#### PROBLEM STATEMENT:
Please, without the pictures, retype exactly the lines from the start of the material through the line that holds "x: 942, w: 21".

start INFORMATION SHOWN

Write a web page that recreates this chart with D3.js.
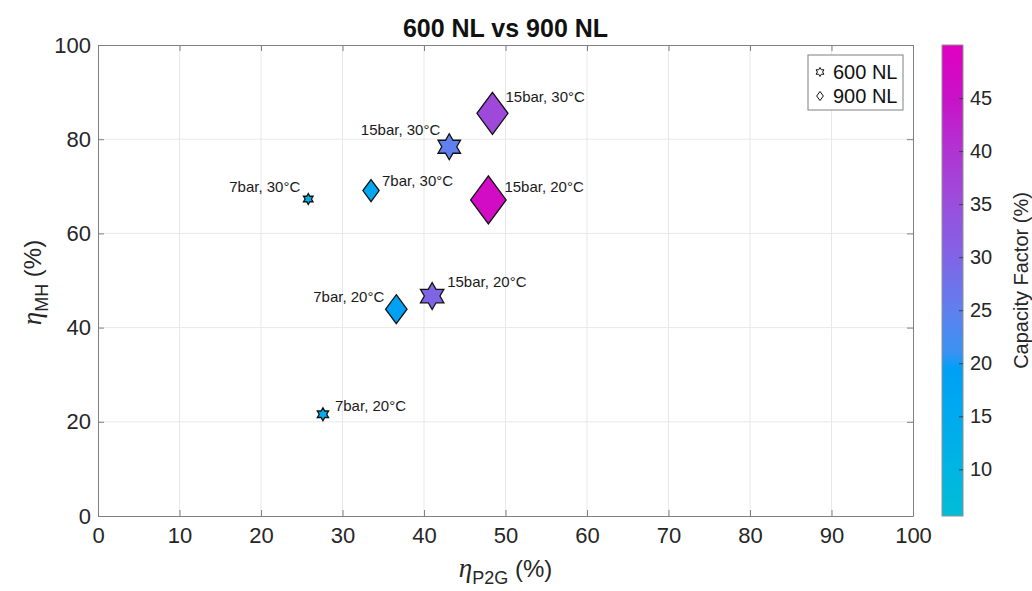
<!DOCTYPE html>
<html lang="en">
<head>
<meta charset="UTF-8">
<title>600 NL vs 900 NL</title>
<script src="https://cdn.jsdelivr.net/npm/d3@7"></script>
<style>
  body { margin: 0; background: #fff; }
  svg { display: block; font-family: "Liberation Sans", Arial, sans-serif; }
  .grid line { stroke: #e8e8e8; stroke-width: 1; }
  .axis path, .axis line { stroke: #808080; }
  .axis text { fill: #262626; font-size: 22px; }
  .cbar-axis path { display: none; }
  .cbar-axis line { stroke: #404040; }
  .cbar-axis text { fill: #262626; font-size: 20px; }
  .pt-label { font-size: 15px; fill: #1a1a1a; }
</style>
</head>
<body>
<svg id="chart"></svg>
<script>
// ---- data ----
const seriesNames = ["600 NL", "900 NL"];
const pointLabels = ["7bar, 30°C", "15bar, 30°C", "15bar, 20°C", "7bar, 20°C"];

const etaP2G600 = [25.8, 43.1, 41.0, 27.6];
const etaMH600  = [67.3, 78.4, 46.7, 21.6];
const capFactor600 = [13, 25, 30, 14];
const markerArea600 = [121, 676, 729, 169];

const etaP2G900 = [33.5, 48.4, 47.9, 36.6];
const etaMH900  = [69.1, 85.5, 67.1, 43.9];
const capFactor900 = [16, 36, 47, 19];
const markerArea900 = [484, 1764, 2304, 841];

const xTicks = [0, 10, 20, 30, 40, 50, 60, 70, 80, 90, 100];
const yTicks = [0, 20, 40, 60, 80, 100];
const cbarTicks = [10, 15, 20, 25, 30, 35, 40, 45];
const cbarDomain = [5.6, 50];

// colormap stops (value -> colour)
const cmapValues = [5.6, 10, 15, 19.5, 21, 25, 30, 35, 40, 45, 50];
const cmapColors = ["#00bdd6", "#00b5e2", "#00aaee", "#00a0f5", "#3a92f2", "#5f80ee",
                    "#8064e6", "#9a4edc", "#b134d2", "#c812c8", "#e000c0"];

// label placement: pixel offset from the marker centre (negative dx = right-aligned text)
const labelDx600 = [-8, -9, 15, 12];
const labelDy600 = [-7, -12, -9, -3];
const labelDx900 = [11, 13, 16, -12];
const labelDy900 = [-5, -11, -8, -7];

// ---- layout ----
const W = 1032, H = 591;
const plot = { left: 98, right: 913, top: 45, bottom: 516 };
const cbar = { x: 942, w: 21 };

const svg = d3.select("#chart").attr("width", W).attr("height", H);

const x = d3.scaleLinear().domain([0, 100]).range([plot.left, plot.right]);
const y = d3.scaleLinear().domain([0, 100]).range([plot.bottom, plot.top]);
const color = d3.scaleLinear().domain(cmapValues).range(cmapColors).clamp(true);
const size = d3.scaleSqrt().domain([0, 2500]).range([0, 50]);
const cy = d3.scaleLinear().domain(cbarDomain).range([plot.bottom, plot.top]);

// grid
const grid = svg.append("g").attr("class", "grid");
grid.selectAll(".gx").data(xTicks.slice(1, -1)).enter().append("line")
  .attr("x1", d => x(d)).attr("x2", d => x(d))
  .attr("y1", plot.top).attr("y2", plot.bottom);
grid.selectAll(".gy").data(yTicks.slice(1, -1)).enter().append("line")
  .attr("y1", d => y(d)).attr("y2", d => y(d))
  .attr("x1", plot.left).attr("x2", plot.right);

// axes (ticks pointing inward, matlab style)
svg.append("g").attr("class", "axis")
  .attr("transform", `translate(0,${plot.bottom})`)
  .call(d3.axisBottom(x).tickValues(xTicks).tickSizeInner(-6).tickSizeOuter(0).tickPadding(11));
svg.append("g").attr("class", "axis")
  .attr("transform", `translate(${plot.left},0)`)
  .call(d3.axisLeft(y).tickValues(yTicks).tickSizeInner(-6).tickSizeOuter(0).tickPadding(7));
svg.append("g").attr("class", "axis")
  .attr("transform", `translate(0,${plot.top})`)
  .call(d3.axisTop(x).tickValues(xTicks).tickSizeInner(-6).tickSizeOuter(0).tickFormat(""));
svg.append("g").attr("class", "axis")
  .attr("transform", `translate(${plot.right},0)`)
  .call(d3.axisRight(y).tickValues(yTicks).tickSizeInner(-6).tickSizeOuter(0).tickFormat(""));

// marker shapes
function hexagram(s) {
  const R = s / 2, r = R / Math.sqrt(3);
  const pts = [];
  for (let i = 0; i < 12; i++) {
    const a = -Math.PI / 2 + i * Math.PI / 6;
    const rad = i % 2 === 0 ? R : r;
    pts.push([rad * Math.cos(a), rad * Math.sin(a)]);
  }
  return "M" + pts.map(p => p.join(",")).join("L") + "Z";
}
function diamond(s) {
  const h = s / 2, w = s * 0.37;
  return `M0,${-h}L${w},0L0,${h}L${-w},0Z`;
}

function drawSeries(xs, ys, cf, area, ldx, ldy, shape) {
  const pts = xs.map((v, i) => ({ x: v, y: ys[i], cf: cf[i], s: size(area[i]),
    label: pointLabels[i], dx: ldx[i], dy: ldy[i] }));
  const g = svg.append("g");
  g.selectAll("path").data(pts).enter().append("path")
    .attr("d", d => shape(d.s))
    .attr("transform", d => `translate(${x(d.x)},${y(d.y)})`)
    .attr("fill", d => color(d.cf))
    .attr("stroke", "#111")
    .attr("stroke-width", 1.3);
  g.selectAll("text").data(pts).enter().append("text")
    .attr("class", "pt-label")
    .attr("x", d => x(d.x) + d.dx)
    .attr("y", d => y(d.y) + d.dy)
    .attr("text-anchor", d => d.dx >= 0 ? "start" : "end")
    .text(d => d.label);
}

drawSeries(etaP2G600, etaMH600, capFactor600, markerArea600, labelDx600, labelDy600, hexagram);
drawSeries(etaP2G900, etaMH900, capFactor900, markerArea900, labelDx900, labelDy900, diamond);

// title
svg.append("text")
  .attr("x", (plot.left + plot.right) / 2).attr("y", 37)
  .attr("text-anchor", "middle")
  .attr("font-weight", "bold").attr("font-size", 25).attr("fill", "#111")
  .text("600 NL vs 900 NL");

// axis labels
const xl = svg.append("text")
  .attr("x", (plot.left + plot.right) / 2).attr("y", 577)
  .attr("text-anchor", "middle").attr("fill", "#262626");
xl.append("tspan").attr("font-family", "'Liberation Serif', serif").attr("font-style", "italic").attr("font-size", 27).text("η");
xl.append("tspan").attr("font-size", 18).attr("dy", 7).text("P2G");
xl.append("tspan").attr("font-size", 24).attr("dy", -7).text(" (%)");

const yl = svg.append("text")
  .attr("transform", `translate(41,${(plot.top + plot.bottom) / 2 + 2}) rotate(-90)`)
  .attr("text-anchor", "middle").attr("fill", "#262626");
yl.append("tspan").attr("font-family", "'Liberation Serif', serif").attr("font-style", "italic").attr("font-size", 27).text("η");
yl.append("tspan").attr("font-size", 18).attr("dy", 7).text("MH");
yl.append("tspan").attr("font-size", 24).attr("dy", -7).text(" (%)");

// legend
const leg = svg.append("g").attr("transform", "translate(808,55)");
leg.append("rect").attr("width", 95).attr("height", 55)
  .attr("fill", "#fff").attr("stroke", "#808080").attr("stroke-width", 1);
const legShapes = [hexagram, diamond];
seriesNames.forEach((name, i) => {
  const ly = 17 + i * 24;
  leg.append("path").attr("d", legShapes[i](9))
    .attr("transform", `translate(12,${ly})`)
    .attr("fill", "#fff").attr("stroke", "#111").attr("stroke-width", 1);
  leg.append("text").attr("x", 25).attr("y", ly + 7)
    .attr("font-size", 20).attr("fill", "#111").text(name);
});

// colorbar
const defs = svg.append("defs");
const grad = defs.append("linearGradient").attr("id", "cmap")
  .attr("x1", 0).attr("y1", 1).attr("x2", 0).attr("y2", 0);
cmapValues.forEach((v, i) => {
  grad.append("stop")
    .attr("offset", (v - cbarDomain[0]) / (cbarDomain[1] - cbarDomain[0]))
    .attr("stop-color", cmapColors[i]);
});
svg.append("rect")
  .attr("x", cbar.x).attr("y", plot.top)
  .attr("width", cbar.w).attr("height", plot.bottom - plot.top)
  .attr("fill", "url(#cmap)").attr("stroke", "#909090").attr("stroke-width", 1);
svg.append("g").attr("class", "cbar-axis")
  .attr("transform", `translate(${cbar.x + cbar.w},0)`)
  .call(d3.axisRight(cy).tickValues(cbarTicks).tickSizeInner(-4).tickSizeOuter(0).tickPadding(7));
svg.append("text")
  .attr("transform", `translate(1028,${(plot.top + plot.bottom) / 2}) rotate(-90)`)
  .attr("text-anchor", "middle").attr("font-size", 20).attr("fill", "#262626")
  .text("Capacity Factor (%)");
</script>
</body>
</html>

end INFORMATION SHOWN

#### ANSWER IN FULL:
Write a web page that recreates this chart with D3.js.
<!DOCTYPE html>
<html lang="en">
<head>
<meta charset="UTF-8">
<title>600 NL vs 900 NL</title>
<script src="https://cdn.jsdelivr.net/npm/d3@7"></script>
<style>
  body { margin: 0; background: #fff; }
  svg { display: block; font-family: "Liberation Sans", Arial, sans-serif; }
  .grid line { stroke: #e8e8e8; stroke-width: 1; }
  .axis path, .axis line { stroke: #808080; }
  .axis text { fill: #262626; font-size: 22px; }
  .cbar-axis path { display: none; }
  .cbar-axis line { stroke: #404040; }
  .cbar-axis text { fill: #262626; font-size: 20px; }
  .pt-label { font-size: 15px; fill: #1a1a1a; }
</style>
</head>
<body>
<svg id="chart"></svg>
<script>
// ---- data ----
const seriesNames = ["600 NL", "900 NL"];
const pointLabels = ["7bar, 30°C", "15bar, 30°C", "15bar, 20°C", "7bar, 20°C"];

const etaP2G600 = [25.8, 43.1, 41.0, 27.6];
const etaMH600  = [67.3, 78.4, 46.7, 21.6];
const capFactor600 = [13, 25, 30, 14];
const markerArea600 = [121, 676, 729, 169];

const etaP2G900 = [33.5, 48.4, 47.9, 36.6];
const etaMH900  = [69.1, 85.5, 67.1, 43.9];
const capFactor900 = [16, 36, 47, 19];
const markerArea900 = [484, 1764, 2304, 841];

const xTicks = [0, 10, 20, 30, 40, 50, 60, 70, 80, 90, 100];
const yTicks = [0, 20, 40, 60, 80, 100];
const cbarTicks = [10, 15, 20, 25, 30, 35, 40, 45];
const cbarDomain = [5.6, 50];

// colormap stops (value -> colour)
const cmapValues = [5.6, 10, 15, 19.5, 21, 25, 30, 35, 40, 45, 50];
const cmapColors = ["#00bdd6", "#00b5e2", "#00aaee", "#00a0f5", "#3a92f2", "#5f80ee",
                    "#8064e6", "#9a4edc", "#b134d2", "#c812c8", "#e000c0"];

// label placement: pixel offset from the marker centre (negative dx = right-aligned text)
const labelDx600 = [-8, -9, 15, 12];
const labelDy600 = [-7, -12, -9, -3];
const labelDx900 = [11, 13, 16, -12];
const labelDy900 = [-5, -11, -8, -7];

// ---- layout ----
const W = 1032, H = 591;
const plot = { left: 98, right: 913, top: 45, bottom: 516 };
const cbar = { x: 942, w: 21 };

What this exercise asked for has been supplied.